As long as Dan Aykroyd is around, the world will be spared a sequel to the all-female Ghostbusters reboot, it seems.
Aykroyd starred (and wrote for) the original Ghostbusters and served as an executive producer on last year’s failed attempt to restart the series.
He had harsh words for director Paul Feig, whom Aykroyd seemed to blame for the reboot’s many failures.
“The director, he spent too much on it and he didn’t shoot scenes we suggested to him. Several scenes that were going to be needed, he said, ‘No, we don’t need them.’ And then we tested the movie and they needed them, and he had to go back — about $30 to $40 million in reshoots,” Aykroyd told the Hollywood Reporter.
“[Feig] will not be back on the Sony lot anytime soon,” Aykroyd added.
The film ended up costing around $150 million. It grossed only $120 million at the American box office, and just barely $200 million worldwide. With post-production and marketing costs, Sony failed to profit off the Melissa McCarthy-led comedy.
And that is why its not likely Sony will be itching to give the lady Ghostbusters a second movie, even if feminists are likely to demand one on the heels of Wonder Woman‘s box office success. “[I]t cost too much, and Sony does not like to lose money,” said Aykroyd.

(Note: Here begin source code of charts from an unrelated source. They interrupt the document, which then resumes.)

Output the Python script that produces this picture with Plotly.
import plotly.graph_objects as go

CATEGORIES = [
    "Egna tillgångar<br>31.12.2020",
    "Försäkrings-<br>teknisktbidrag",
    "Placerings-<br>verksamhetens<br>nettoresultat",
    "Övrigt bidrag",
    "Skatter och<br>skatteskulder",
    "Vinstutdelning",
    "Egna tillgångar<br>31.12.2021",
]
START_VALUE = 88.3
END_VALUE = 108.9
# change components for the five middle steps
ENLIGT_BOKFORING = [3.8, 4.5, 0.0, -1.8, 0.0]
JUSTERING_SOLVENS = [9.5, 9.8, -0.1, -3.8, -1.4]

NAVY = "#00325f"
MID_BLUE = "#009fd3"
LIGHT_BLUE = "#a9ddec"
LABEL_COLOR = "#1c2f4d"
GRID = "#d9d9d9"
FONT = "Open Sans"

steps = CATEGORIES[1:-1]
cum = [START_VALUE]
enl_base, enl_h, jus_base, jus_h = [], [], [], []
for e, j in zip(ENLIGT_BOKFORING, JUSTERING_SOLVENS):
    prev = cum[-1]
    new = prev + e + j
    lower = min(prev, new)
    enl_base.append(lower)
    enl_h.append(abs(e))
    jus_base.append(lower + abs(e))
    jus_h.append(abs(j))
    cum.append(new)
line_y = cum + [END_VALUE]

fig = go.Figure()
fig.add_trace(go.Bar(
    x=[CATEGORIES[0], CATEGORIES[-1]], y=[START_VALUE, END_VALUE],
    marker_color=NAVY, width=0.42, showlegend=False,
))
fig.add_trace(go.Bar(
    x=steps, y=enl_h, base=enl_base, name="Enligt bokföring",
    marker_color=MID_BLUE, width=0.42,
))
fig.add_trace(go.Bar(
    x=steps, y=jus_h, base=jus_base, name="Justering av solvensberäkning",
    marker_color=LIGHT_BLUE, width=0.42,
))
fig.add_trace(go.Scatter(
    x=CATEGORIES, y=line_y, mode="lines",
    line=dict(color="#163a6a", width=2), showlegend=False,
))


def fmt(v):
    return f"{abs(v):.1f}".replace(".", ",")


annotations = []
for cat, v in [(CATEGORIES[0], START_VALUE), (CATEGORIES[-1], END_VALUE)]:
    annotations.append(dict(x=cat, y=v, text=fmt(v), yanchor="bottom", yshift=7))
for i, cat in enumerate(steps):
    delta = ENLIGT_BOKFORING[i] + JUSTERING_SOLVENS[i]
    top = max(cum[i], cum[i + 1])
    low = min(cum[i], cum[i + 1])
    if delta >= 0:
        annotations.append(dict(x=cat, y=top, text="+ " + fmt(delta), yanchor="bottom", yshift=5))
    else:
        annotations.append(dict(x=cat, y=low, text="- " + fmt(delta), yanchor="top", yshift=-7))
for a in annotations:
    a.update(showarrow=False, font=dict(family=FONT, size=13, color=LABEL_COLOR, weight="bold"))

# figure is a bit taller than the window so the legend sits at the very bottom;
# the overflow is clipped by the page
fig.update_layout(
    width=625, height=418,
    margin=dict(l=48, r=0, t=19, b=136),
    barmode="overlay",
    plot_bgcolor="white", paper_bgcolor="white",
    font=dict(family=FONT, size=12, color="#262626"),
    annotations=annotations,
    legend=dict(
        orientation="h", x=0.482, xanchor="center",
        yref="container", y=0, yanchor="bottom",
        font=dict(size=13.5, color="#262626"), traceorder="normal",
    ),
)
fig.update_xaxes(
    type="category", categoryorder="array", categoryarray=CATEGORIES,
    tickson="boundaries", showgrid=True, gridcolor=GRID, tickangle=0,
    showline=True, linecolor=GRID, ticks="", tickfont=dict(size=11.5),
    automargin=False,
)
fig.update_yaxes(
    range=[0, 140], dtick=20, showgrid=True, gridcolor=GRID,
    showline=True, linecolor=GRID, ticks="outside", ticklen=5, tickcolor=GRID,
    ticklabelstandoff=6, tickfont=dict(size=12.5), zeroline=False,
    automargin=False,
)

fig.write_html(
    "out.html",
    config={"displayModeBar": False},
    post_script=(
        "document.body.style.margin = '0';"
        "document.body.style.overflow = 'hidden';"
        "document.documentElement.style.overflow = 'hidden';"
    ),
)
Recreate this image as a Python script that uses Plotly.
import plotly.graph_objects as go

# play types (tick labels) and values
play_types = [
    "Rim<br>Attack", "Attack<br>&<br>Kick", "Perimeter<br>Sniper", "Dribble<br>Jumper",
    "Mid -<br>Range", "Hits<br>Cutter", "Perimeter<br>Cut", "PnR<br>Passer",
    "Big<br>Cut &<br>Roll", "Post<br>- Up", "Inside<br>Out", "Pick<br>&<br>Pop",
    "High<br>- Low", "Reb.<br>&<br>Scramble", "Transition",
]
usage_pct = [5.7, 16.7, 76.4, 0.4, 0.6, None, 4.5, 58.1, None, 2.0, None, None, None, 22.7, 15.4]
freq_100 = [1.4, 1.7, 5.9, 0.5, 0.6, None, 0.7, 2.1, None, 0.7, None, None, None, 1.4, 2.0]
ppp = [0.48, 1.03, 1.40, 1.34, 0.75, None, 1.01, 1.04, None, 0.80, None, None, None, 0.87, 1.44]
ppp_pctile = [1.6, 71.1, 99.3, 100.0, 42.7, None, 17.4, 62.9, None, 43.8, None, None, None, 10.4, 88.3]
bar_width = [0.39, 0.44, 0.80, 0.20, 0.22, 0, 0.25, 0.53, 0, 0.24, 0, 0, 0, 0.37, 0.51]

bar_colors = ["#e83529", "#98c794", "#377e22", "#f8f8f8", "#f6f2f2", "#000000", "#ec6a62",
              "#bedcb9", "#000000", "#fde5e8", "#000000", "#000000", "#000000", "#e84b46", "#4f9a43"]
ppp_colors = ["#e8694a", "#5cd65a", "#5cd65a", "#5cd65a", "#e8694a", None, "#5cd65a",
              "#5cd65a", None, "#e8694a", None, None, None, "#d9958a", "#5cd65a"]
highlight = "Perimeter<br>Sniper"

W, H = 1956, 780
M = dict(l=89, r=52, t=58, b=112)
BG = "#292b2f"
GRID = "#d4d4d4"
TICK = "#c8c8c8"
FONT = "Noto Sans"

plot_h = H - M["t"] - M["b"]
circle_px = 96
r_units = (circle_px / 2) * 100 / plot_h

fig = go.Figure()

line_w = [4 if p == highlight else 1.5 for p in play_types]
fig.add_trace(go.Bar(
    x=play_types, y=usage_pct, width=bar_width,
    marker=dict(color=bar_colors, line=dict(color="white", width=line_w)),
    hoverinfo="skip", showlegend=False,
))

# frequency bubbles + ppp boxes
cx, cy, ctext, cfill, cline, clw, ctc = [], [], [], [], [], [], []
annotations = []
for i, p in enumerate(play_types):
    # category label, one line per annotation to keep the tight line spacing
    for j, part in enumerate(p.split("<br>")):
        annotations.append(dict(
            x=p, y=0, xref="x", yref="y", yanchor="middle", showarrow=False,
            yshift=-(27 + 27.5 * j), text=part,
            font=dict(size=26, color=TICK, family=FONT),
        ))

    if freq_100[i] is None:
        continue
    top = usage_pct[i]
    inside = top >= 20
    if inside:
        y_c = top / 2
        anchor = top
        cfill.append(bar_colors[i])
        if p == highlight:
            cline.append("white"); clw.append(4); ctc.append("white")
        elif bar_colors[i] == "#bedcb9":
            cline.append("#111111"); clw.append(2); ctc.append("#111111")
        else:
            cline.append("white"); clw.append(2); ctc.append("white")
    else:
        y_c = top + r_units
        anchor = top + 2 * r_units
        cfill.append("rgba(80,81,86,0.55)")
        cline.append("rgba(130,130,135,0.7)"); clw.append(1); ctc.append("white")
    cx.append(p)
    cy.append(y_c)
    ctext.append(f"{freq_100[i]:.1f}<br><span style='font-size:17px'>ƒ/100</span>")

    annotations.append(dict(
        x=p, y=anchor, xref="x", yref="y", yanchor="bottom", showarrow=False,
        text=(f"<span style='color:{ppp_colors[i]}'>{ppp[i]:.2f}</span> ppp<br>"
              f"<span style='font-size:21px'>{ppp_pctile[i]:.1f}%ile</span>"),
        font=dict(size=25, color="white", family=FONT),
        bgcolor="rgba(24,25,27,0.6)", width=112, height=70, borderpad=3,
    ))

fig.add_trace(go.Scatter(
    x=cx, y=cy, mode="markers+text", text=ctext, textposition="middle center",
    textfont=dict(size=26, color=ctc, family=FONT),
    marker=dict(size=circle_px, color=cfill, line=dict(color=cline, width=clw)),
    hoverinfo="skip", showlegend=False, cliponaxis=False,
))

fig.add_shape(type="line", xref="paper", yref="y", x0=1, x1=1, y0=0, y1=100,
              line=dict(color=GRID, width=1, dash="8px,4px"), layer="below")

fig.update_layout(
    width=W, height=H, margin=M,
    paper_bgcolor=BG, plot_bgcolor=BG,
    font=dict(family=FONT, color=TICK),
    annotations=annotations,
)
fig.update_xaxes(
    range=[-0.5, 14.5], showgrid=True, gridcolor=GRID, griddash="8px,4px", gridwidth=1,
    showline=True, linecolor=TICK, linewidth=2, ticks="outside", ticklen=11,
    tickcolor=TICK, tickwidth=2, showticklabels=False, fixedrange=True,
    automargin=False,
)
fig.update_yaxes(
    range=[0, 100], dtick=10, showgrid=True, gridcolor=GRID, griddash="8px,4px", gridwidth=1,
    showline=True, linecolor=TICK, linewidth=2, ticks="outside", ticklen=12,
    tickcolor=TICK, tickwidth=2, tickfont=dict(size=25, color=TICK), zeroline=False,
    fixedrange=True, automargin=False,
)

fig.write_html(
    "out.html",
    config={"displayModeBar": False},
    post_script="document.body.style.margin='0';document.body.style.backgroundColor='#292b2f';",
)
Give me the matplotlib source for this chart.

The original Ghostbusters star did have kind words for the women who starred in the reboot and tried to make it work, though, saying that he did enjoy the film even if pretty much no one else did.
Director Paul Feig did not respond to Aykroyd’s comments, but Feig had a number of alternative theories as to why his movie flopped, including reverence for the original movies and the fact that the film was a reboot and not a sequel.
In a piece authored after the movie failed in theaters, Feig referenced the “media,” “online trolls,” and generalized misogyny for the movie’s sad earnings.